According to the NDDC Board member, “The truth is that the fuel subsidy regime has been a drainpipe on our resources and commonwealth. The subsidy regime created a class of corruptly wealthy businessmen and women and some public officers with whom they collude to inflate consumption figures that determine the rates of subsidy payments.”

The “Official” petroleum consumption estimates in Nigeria under the subsidy system, according to the former Delta State Commissioner of Finance, have been greatly exaggerated because they serve as the basis for calculating and disbursing subsidies to fuel importers and marketers. As a result, public dollars are going into private pockets with no return on investment.

According to Okumagba, it makes more economic sense to support manufacturing and productivity rather than individual consumption, which is what we currently do with the subsidy on petrol. However, it is preferable to subsidize consumption when it comes to necessities like public transit using buses, rivers, and railroads.

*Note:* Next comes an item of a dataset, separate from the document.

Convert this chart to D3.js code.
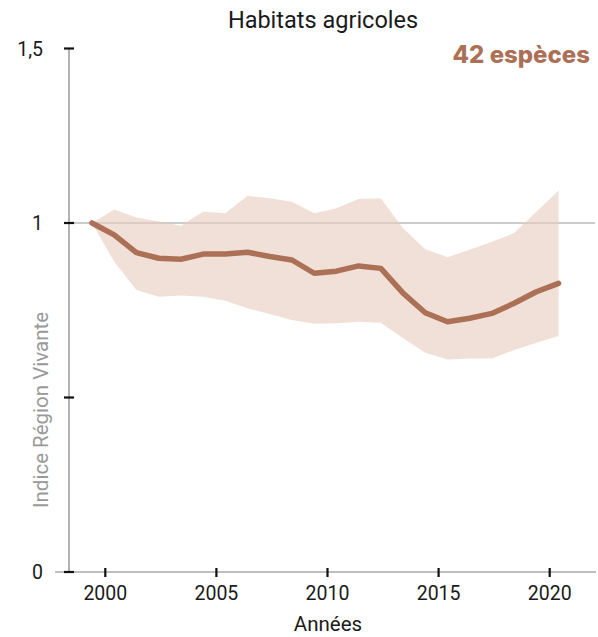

He continued by saying that the policy of fuel subsidies had, over time, fostered the smuggling of our subsidized petrol across the borders with our West African neighbours, where petrol is more expensive because it is sold at market pricing. Marketers who can profit twice as much from international markets as compared to the domestic Nigerian market, where the price of petrol is controlled, do so to the great detriment of Nigeria and Nigerians, exhausting our nation’s hard-earned resources and leading to a shortage of petrol.

Furthermore, Okumagba expressed regret that Nigeria has over the years been borrowing to fund subsidies on petrol importation. “We are now debt-distressed as repaying our debt is consuming a very significant percentage of our earned revenues. We should not continue borrowing to pay for “petrol subsidies” that generate nothing that we can utilize to repay the debts,” he remarked.